Un château dans la favela, l'oeuvre inachevée du "Gaudí brésilien"
Des faïences multicolores et des assiettes incrustées dans la pierre: le "petit château" bâti dans une favela de Sao Paulo au long de quatre décennies a valu à Estevao Silva da Conceiçao le surnom de "Gaudí brésilien".
Comme la Sagrada Familia, basilique emblématique de Barcelone conçue par le célèbre architecte catalan et en construction depuis plus de 140 ans, cet édifice bariolé de quatre étages bâti à flanc de colline est une oeuvre inachevée.
"Cela fait 39 ans que je fais ça, c'est l'oeuvre de ma vie. Je ne sais pas si je vais la terminer avant ma mort, Dieu seul le sait", confie à l'AFP l'ancien maçon et jardinier de 67 ans.
Surnommé "Castelinho" (petit château) par les habitants de la favela de Paraisopolis, cette bâtisse aux courbes tortueuses est devenu une attraction touristique pour sa ressemblance frappante avec une autre oeuvre célèbre d'Antoni Gaudí (1852-1926), le Park Güell.
Et pourtant, le Brésilien assure ne jamais avoir entendu parler du génie catalan avant de commencer à ériger son château sur un terrain d'à peine 60 m2 dans ce quartier pauvre où vivent plus de 100.000 habitants.
"J'ai fait une oeuvre qui ressemble à celle de Gaudí sans le copier. C'est juste sorti de mon esprit", assure-t-il.
"Je n'ai jamais fait d'études, mais j'ai réussi à faire une oeuvre d'art", se félicite cet homme noir à l'épaisse moustache poivre et sel.
- Voyage à Barcelone -
La ressemblance du "Castelinho" avec le style de Gaudí a eté découverte par un étudiant au début de ce siècle.
L'histoire d'Estevao Silva da Conceiçao a été racontée dans le documentaire "Gaudí dans la favela", du cinéaste Sergio Oksman, sorti en 2002. Lors du tournage, l'année précédente, l'ancien maçon s'est rendu à Barcelone pour connaître les oeuvres de l'architecte auquel il est comparé.

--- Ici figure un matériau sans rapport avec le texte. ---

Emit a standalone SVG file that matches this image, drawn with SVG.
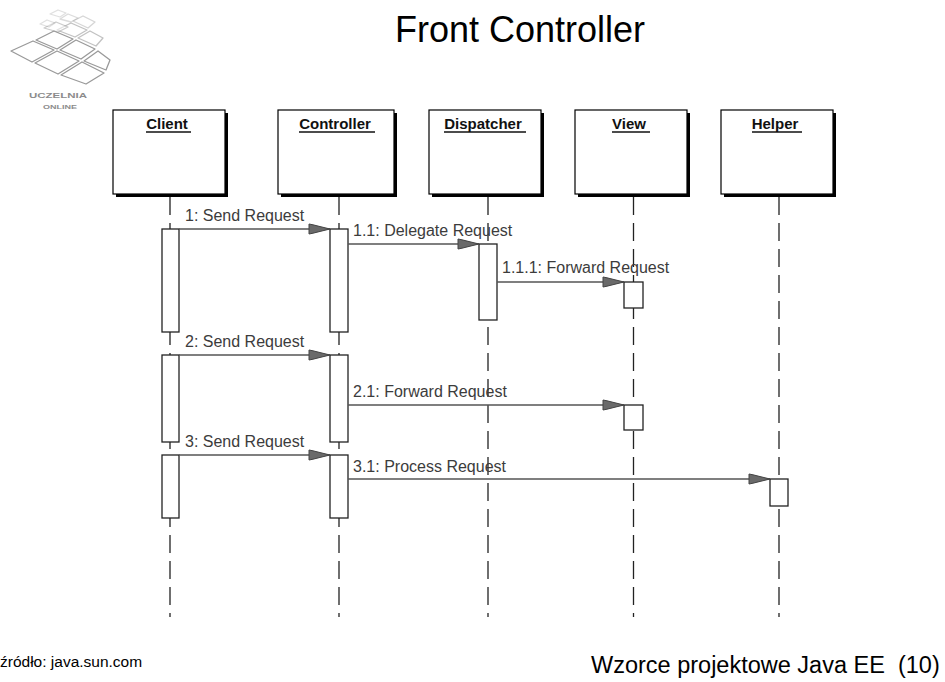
<svg xmlns="http://www.w3.org/2000/svg" width="945" height="682" viewBox="0 0 945 682">
<style>
  .box { fill: #fff; stroke: #000; stroke-width: 1.2; }
  .shadow { fill: #000; }
  .hdr { font-family: "Liberation Sans", Arial, sans-serif; font-size: 15px; font-weight: bold; fill: #111; text-anchor: middle; }
  .ul { stroke: #111; stroke-width: 1.4; }
  .life { stroke: #222; stroke-width: 1.3; stroke-dasharray: 18 8; fill: none; }
  .act { fill: #fff; stroke: #222; stroke-width: 1.3; }
  .msg { stroke: #555; stroke-width: 1.3; fill: none; marker-end: url(#ah); }
  .lbl { font-family: "Liberation Sans", Arial, sans-serif; font-size: 16px; fill: #3c3c3c; }
  .title { font-family: "Liberation Sans", Arial, sans-serif; font-size: 36px; fill: #000; text-anchor: middle; }
  .foot { font-family: "Liberation Sans", Arial, sans-serif; fill: #000; }
  .grid { stroke: #9a9a9a; stroke-width: 1.3; fill: #fff; stroke-linejoin: round; }
  .logotxt { font-family: "Liberation Sans", Arial, sans-serif; font-weight: bold; fill: #8c8c8c; }
</style>
<defs>
  <marker id="ah" markerUnits="userSpaceOnUse" viewBox="-22 -6 24 12" refX="0" refY="0" markerWidth="24" markerHeight="12" orient="auto">
    <path d="M0,0 L-9,-2.2 L-17,-4.2 L-21,-5 L-21,5 L-17,4.2 L-9,2.2 Z" fill="#6a6a6a" stroke="#444" stroke-width="1"/>
  </marker>
</defs>
<rect width="945" height="682" fill="#fff"/>

<g id="logo">
  <g class="grid">
    <polygon points="11,51 33,41 54,50 32,62" />
    <polygon points="35,63 57,51 79,61 58,74" />
    <polygon points="61,75 82,62 104,73 86,84" />
    <polygon points="36,40 54,31 73,39 57,49" />
    <polygon points="60,50 76,40 95,49 81,59" />
    <polygon points="84,61 98,51 110,60 106,70" />
    <polygon points="57,30 71,23 87,30 75,37" opacity="0.6"/>
    <polygon points="78,38 90,31 103,38 96,46" opacity="0.6"/>
    <polygon points="44,28 56,22 68,27 58,32" opacity="0.5"/>
    <polygon points="73,21 83,16 95,22 88,28" opacity="0.4"/>
    <polygon points="60,19 68,14 78,18 71,22" opacity="0.35"/>
    <polygon points="40,24 47,20 55,23 49,27" opacity="0.3"/>
    <polygon points="50,14 58,10 66,13 60,17" opacity="0.3"/>
  </g>
  <text class="logotxt" x="29" y="98" font-size="7" textLength="58" lengthAdjust="spacingAndGlyphs">UCZELNIA</text>
  <text class="logotxt" x="43" y="109" font-size="6" textLength="34" lengthAdjust="spacingAndGlyphs">ONLINE</text>
</g>

<text id="title" class="title" x="520" y="42">Front Controller</text>

<g id="lifelines">
  <line class="life" x1="170" y1="197" x2="170" y2="617"/>
  <line class="life" x1="339" y1="197" x2="339" y2="617"/>
  <line class="life" x1="488" y1="197" x2="488" y2="617"/>
  <line class="life" x1="633.5" y1="197" x2="633.5" y2="617"/>
  <line class="life" x1="779" y1="197" x2="779" y2="617"/>
</g>

<g id="client">
  <rect class="shadow" x="116" y="113" width="112" height="84"/>
  <rect class="box" x="113" y="110" width="112" height="84"/>
  <text class="hdr" x="167" y="129">Client</text>
  <line class="ul" x1="146" y1="132" x2="191" y2="132"/>
  <rect class="act" x="162" y="229" width="17" height="103"/>
  <rect class="act" x="162" y="355" width="17" height="87"/>
  <rect class="act" x="162" y="455" width="17" height="63"/>
</g>

<g id="controller">
  <rect class="shadow" x="281" y="113" width="116" height="84"/>
  <rect class="box" x="278" y="110" width="116" height="84"/>
  <text class="hdr" x="335" y="129">Controller</text>
  <line class="ul" x1="299" y1="132" x2="375" y2="132"/>
  <rect class="act" x="330" y="229" width="18" height="103"/>
  <rect class="act" x="330" y="355" width="18" height="87"/>
  <rect class="act" x="330" y="455" width="18" height="63"/>
</g>

<g id="dispatcher">
  <rect class="shadow" x="432" y="113" width="112" height="84"/>
  <rect class="box" x="429" y="110" width="112" height="84"/>
  <text class="hdr" x="483" y="129">Dispatcher</text>
  <line class="ul" x1="444" y1="132" x2="526" y2="132"/>
  <rect class="act" x="479" y="244" width="18" height="76"/>
</g>

<g id="view">
  <rect class="shadow" x="578" y="113" width="112" height="84"/>
  <rect class="box" x="575" y="110" width="112" height="84"/>
  <text class="hdr" x="629" y="129">View</text>
  <line class="ul" x1="612" y1="132" x2="650" y2="132"/>
  <rect class="act" x="624" y="282" width="19" height="26"/>
  <rect class="act" x="624" y="405" width="19" height="25"/>
</g>

<g id="helper">
  <rect class="shadow" x="724" y="113" width="112" height="84"/>
  <rect class="box" x="721" y="110" width="112" height="84"/>
  <text class="hdr" x="775" y="129">Helper</text>
  <line class="ul" x1="752" y1="132" x2="802" y2="132"/>
  <rect class="act" x="770" y="479" width="18" height="27"/>
</g>

<g id="connectors">
  <line class="msg" x1="179" y1="229" x2="330" y2="229"/>
  <line class="msg" x1="348" y1="244" x2="479" y2="244"/>
  <line class="msg" x1="497" y1="282" x2="624" y2="282"/>
  <line class="msg" x1="179" y1="355" x2="330" y2="355"/>
  <line class="msg" x1="348" y1="405" x2="624" y2="405"/>
  <line class="msg" x1="179" y1="455" x2="330" y2="455"/>
  <line class="msg" x1="348" y1="479" x2="770" y2="479"/>
  <text class="lbl" x="185" y="221">1: Send Request</text>
  <text class="lbl" x="353" y="236">1.1: Delegate Request</text>
  <text class="lbl" x="502" y="273">1.1.1: Forward Request</text>
  <text class="lbl" x="185" y="347">2: Send Request</text>
  <text class="lbl" x="353" y="397">2.1: Forward Request</text>
  <text class="lbl" x="185" y="447">3: Send Request</text>
  <text class="lbl" x="353" y="472">3.1: Process Request</text>
</g>

<text class="foot" x="0" y="667" font-size="15.5">źródło: java.sun.com</text>
<text class="foot" x="591" y="673" font-size="23.5" xml:space="preserve">Wzorce projektowe Java EE  (10)</text>
</svg>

La notoriété acquise grâce au film a transformé le lieu en site touristique et la visite coûte actuellement environ cinq euros.
"Il y a tellement de choses à voir, chaque petit coin est plein de détails à observer", décrit Celly Monteiro Mendes, 24 ans, touriste venue de Manaus, dans l'Amazonie brésilienne.
Une fois franchie, l'entrée ornée d'assiettes peintes multicolores et surplombée d'arbustes, les visiteurs accèdent à une salle aux allures de caverne, point de départ d'un dédale de galeries au plafond bas, avec des escaliers étroits menant d'un étage à l'autre.
Les parois en ciment recouvertes de petits cailloux marron sont ornées de centaines d'objets en tous genres: jouets en plastique, tasses, vieux téléphones, masques, pièces de monnaie, engrenages d'horloges et autres quincailleries. Certains de ces objets lui ont été offerts par des visiteurs.
- Jardin enchanté -
Né dans l'Etat de Bahia (nord-est), le "Gaudí brésilien" est arrivé en 1977 à Sao Paulo, où il a travaillé notamment comme maçon et jardinier.
En 1985, il a acheté un terrain pour construire sa maison à Paraisopolis et a laissé libre court à son imagination.
"Je voulais avoir un jardin, faire quelque chose de différent. Je ne pensais pas que cela se transformerait en une oeuvre d'art connue mondialement et ressemblant à ce qu'a fait Gaudi, sinon je l'aurais fait monter encore plus haut", explique-t-il.
"Je l'ai fait pour moi, et c'est devenu un lieu touristique", résume Estevao Silva da Conceiçao.
Il a commencé par planter une roseraie et a construit une structure de métal autour, mais les plantes ont poussé trop vite.
Lassé de ramasser les feuilles, le jardinier a préféré enlever toute la végétation et a recouvert la structure métallique de ciment, posant les bases de son château.
Les parois ont été recouvertes de cailloux "pour rafraichir" les lieux et il a ajouté une assiette cassée qu'il avait à portée de main. Le premier des centaines d'objets qui composent à présent son oeuvre.
Les plantes ont refait leur apparition au dernier des quatre étages, à ciel ouvert, où l'on entend les oiseaux chanter en observant de haut les inégalités brésiliennes: les bicoques de la favela au premier plan et les immeubles imposants du quartier chic de Morumbi au loin.